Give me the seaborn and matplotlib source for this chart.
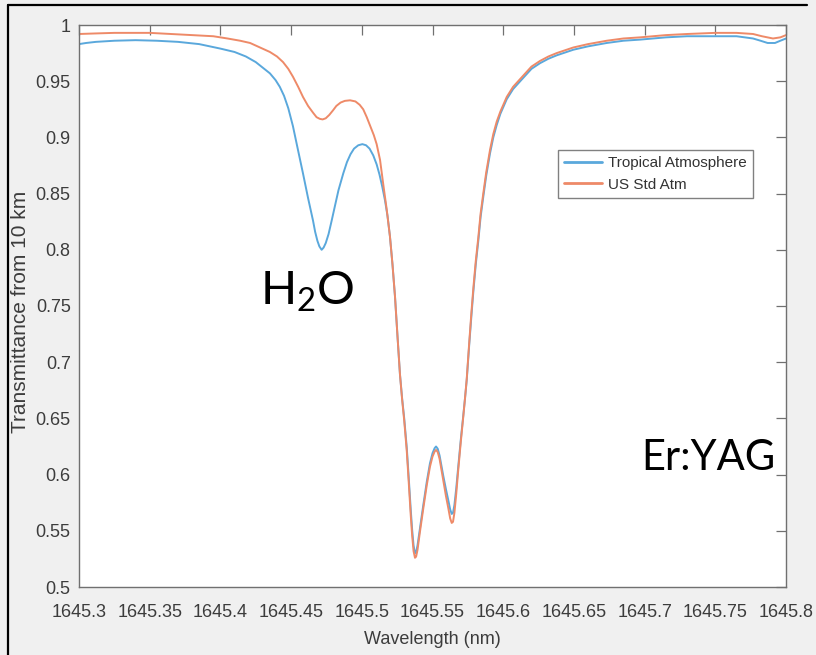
import numpy as np
import pandas as pd
import matplotlib
matplotlib.use("Agg")
import matplotlib.pyplot as plt
from matplotlib.lines import Line2D
import seaborn as sns

# Transmittance over a 10 km path near the 1645.5 nm Er:YAG line
tropical_nm = [
    1645.300, 1645.305, 1645.312, 1645.325, 1645.340, 1645.355, 1645.370,
    1645.385, 1645.400, 1645.410, 1645.418, 1645.425, 1645.430, 1645.435,
    1645.439, 1645.442, 1645.445, 1645.448, 1645.4513, 1645.4545, 1645.4584,
    1645.462, 1645.4655, 1645.467, 1645.4686, 1645.470, 1645.4716, 1645.473,
    1645.4745, 1645.4765, 1645.4787, 1645.481, 1645.4835, 1645.4869,
    1645.4895, 1645.492, 1645.4945, 1645.4975, 1645.5004, 1645.503,
    1645.5055, 1645.5081, 1645.5105, 1645.5125, 1645.5145, 1645.5164,
    1645.5182, 1645.5199, 1645.5217, 1645.5235, 1645.5252, 1645.527,
    1645.5285, 1645.530, 1645.5318, 1645.5332, 1645.5346, 1645.5356,
    1645.5366, 1645.5376, 1645.5384, 1645.5394, 1645.541, 1645.5435,
    1645.546, 1645.5482, 1645.550, 1645.5515, 1645.5525, 1645.5537,
    1645.555, 1645.5576, 1645.5595, 1645.5612, 1645.5625, 1645.5636,
    1645.5645, 1645.5655, 1645.5668, 1645.5682, 1645.570, 1645.5718,
    1645.573, 1645.5742, 1645.576, 1645.5775, 1645.5789, 1645.5806,
    1645.5824, 1645.584, 1645.5859, 1645.588, 1645.5907, 1645.593,
    1645.5954, 1645.598, 1645.6025, 1645.607, 1645.6142, 1645.620,
    1645.626, 1645.632, 1645.6378, 1645.6496, 1645.660, 1645.6732,
    1645.685, 1645.6968, 1645.715, 1645.730, 1645.750, 1645.765,
    1645.7767, 1645.782, 1645.787, 1645.7922, 1645.796, 1645.800,
]
tropical_t = [
    0.983, 0.984, 0.985, 0.986, 0.9865, 0.986, 0.985,
    0.983, 0.979, 0.976, 0.972, 0.967, 0.962, 0.957,
    0.951, 0.945, 0.937, 0.926, 0.910, 0.891, 0.868,
    0.846, 0.826, 0.816, 0.808, 0.803, 0.800, 0.802,
    0.806, 0.814, 0.826, 0.839, 0.853, 0.868,
    0.878, 0.885, 0.890, 0.893, 0.894, 0.893,
    0.890, 0.884, 0.876, 0.867, 0.856, 0.844,
    0.830, 0.812, 0.787, 0.758, 0.724, 0.689,
    0.668, 0.650, 0.624, 0.597, 0.569, 0.551,
    0.537, 0.530, 0.531, 0.537, 0.551, 0.573,
    0.594, 0.610, 0.619, 0.6235, 0.625, 0.623,
    0.617, 0.599, 0.587, 0.577, 0.569, 0.565,
    0.566, 0.573, 0.588, 0.607, 0.631, 0.653,
    0.668, 0.684, 0.716, 0.741, 0.763, 0.787,
    0.808, 0.829, 0.847, 0.866, 0.886, 0.900,
    0.911, 0.921, 0.934, 0.943, 0.953, 0.961,
    0.966, 0.970, 0.973, 0.978, 0.981, 0.984,
    0.986, 0.987, 0.989, 0.990, 0.990, 0.990,
    0.988, 0.986, 0.984, 0.984, 0.986, 0.988,
]

us_std_nm = [
    1645.300, 1645.312, 1645.325, 1645.350, 1645.365, 1645.380, 1645.395,
    1645.405, 1645.414, 1645.421, 1645.428, 1645.435, 1645.440, 1645.4443,
    1645.448, 1645.4513, 1645.455, 1645.4584, 1645.462, 1645.4655, 1645.468,
    1645.4703, 1645.4723, 1645.4745, 1645.477, 1645.4796, 1645.482,
    1645.485, 1645.488, 1645.4917, 1645.4955, 1645.4985, 1645.501,
    1645.5035, 1645.506, 1645.5085, 1645.5105, 1645.5129, 1645.5152,
    1645.5176, 1645.5199, 1645.5217, 1645.5235, 1645.5252, 1645.527,
    1645.5285, 1645.530, 1645.5318, 1645.5332, 1645.5346, 1645.5356,
    1645.5366, 1645.5376, 1645.5384, 1645.5394, 1645.541, 1645.5435,
    1645.546, 1645.5482, 1645.550, 1645.5515, 1645.5525, 1645.5537,
    1645.555, 1645.5576, 1645.5595, 1645.5612, 1645.5625, 1645.5636,
    1645.5645, 1645.5655, 1645.5668, 1645.5682, 1645.570, 1645.5718,
    1645.573, 1645.5742, 1645.576, 1645.5775, 1645.5789, 1645.5806,
    1645.5824, 1645.584, 1645.5859, 1645.588, 1645.5907, 1645.593,
    1645.5954, 1645.598, 1645.6025, 1645.607, 1645.6142, 1645.620,
    1645.626, 1645.632, 1645.6378, 1645.6496, 1645.660, 1645.6732,
    1645.685, 1645.6968, 1645.715, 1645.730, 1645.750, 1645.765,
    1645.7767, 1645.783, 1645.7908, 1645.796, 1645.800,
]
us_std_t = [
    0.992, 0.9925, 0.993, 0.993, 0.992, 0.991, 0.990,
    0.988, 0.986, 0.984, 0.980, 0.976, 0.972, 0.967,
    0.961, 0.954, 0.945, 0.936, 0.928, 0.922, 0.918,
    0.9165, 0.916, 0.917, 0.920, 0.924, 0.928,
    0.931, 0.9325, 0.933, 0.932, 0.929, 0.925,
    0.918, 0.910, 0.902, 0.894, 0.880, 0.858,
    0.836, 0.812, 0.787, 0.758, 0.724, 0.689,
    0.667, 0.648, 0.621, 0.593, 0.564, 0.546,
    0.532, 0.526, 0.527, 0.533, 0.548, 0.570,
    0.591, 0.607, 0.616, 0.6205, 0.622, 0.620,
    0.614, 0.595, 0.581, 0.570, 0.561, 0.557,
    0.558, 0.566, 0.583, 0.604, 0.629, 0.652,
    0.668, 0.685, 0.718, 0.744, 0.766, 0.790,
    0.811, 0.832, 0.850, 0.869, 0.889, 0.903,
    0.914, 0.923, 0.936, 0.945, 0.955, 0.963,
    0.968, 0.972, 0.975, 0.980, 0.983, 0.986,
    0.988, 0.989, 0.991, 0.992, 0.993, 0.993,
    0.992, 0.990, 0.988, 0.989, 0.991,
]

series_names = ["Tropical Atmosphere", "US Std Atm"]
series_colors = ["#5aa8dc", "#ee8a68"]

x_ticks = [1645.3, 1645.35, 1645.4, 1645.45, 1645.5, 1645.55,
           1645.6, 1645.65, 1645.7, 1645.75, 1645.8]
x_tick_labels = ["1645.3", "1645.35", "1645.4", "1645.45", "1645.5",
                 "1645.55", "1645.6", "1645.65", "1645.7", "1645.75",
                 "1645.8"]
y_ticks = [0.5, 0.55, 0.6, 0.65, 0.7, 0.75, 0.8, 0.85, 0.9, 0.95, 1.0]
y_tick_labels = ["0.5", "0.55", "0.6", "0.65", "0.7", "0.75", "0.8",
                 "0.85", "0.9", "0.95", "1"]

df = pd.concat([
    pd.DataFrame({"nm": tropical_nm, "T": tropical_t, "series": series_names[0]}),
    pd.DataFrame({"nm": us_std_nm, "T": us_std_t, "series": series_names[1]}),
], ignore_index=True)

sns.set_style("white")
plt.rcParams["font.family"] = ["Liberation Sans", "DejaVu Sans"]
plt.rcParams["mathtext.fontset"] = "custom"
plt.rcParams["mathtext.rm"] = "Lato"

W, H = 816, 655
fig = plt.figure(figsize=(W / 100, H / 100), dpi=100, facecolor="#f0f0f0")
ax = fig.add_axes([79 / W, 1 - 587 / H, (786 - 79) / W, (587 - 25) / H])
ax.set_facecolor("white")

sns.lineplot(data=df, x="nm", y="T", hue="series", hue_order=series_names,
             palette=series_colors, linewidth=1.4, estimator=None, sort=False,
             ax=ax, legend=False)

ax.set_xlim(1645.3, 1645.8)
ax.set_ylim(0.5, 1.0)
ax.set_xticks(x_ticks)
ax.set_xticklabels(x_tick_labels)
ax.set_yticks(y_ticks)
ax.set_yticklabels(y_tick_labels)

tick_color = "#707070"
label_color = "#3c3c3c"
ax.tick_params(axis="both", direction="in", length=7, width=0.9,
               top=True, right=True, color=tick_color,
               labelcolor=label_color, labelsize=13)
ax.tick_params(axis="x", pad=12)
ax.tick_params(axis="y", pad=6)
for sp in ax.spines.values():
    sp.set_color(tick_color)
    sp.set_linewidth(1.0)

ax.set_xlabel("Wavelength (nm)", fontsize=13, color=label_color, va="center")
ax.xaxis.set_label_coords(0.5, (587 - 640) / 562)
ax.set_ylabel("Transmittance from 10 km", fontsize=15, color=label_color,
              va="center")
ax.yaxis.set_label_coords((21 - 79) / 707, 0.49)

handles = [Line2D([], [], color=c, linewidth=2.0) for c in series_colors]
leg = ax.legend(handles, series_names, loc="upper left",
                bbox_to_anchor=(558 / W, 1 - 150 / H),
                bbox_transform=fig.transFigure, fontsize=11,
                frameon=True, fancybox=False, framealpha=1,
                edgecolor="#808080", handlelength=2.5, handletextpad=0.35,
                borderpad=0.4, labelspacing=0.5, borderaxespad=0)
leg.get_frame().set_linewidth(1.0)
for t in leg.get_texts():
    t.set_color("#333333")

fig.text(307 / W, 1 - 305 / H, r"H$_2$O", ha="center", va="baseline",
         fontsize=34, family="Lato", color="black")
fig.text(641 / W, 1 - 470 / H, "Er:YAG", ha="left", va="baseline",
         fontsize=30, family="Lato", color="black")

# page frame lines along the top and left edges
fig.add_artist(Line2D([8 / W, 807 / W], [1 - 5 / H, 1 - 5 / H],
                      color="black", linewidth=1.6, transform=fig.transFigure))
fig.add_artist(Line2D([8 / W, 8 / W], [0, 1 - 5 / H],
                      color="black", linewidth=1.6, transform=fig.transFigure))

fig.savefig("out.png", dpi=100, facecolor=fig.get_facecolor())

──────

Task directions: Write out the lines from the start of the material to the line with "import seaborn as sns", inclusive and exactly. Skip the pictures.

Task answer:
Give me the seaborn and matplotlib source for this chart.
import numpy as np
import pandas as pd
import matplotlib
matplotlib.use("Agg")
import matplotlib.pyplot as plt
from matplotlib.lines import Line2D
import seaborn as sns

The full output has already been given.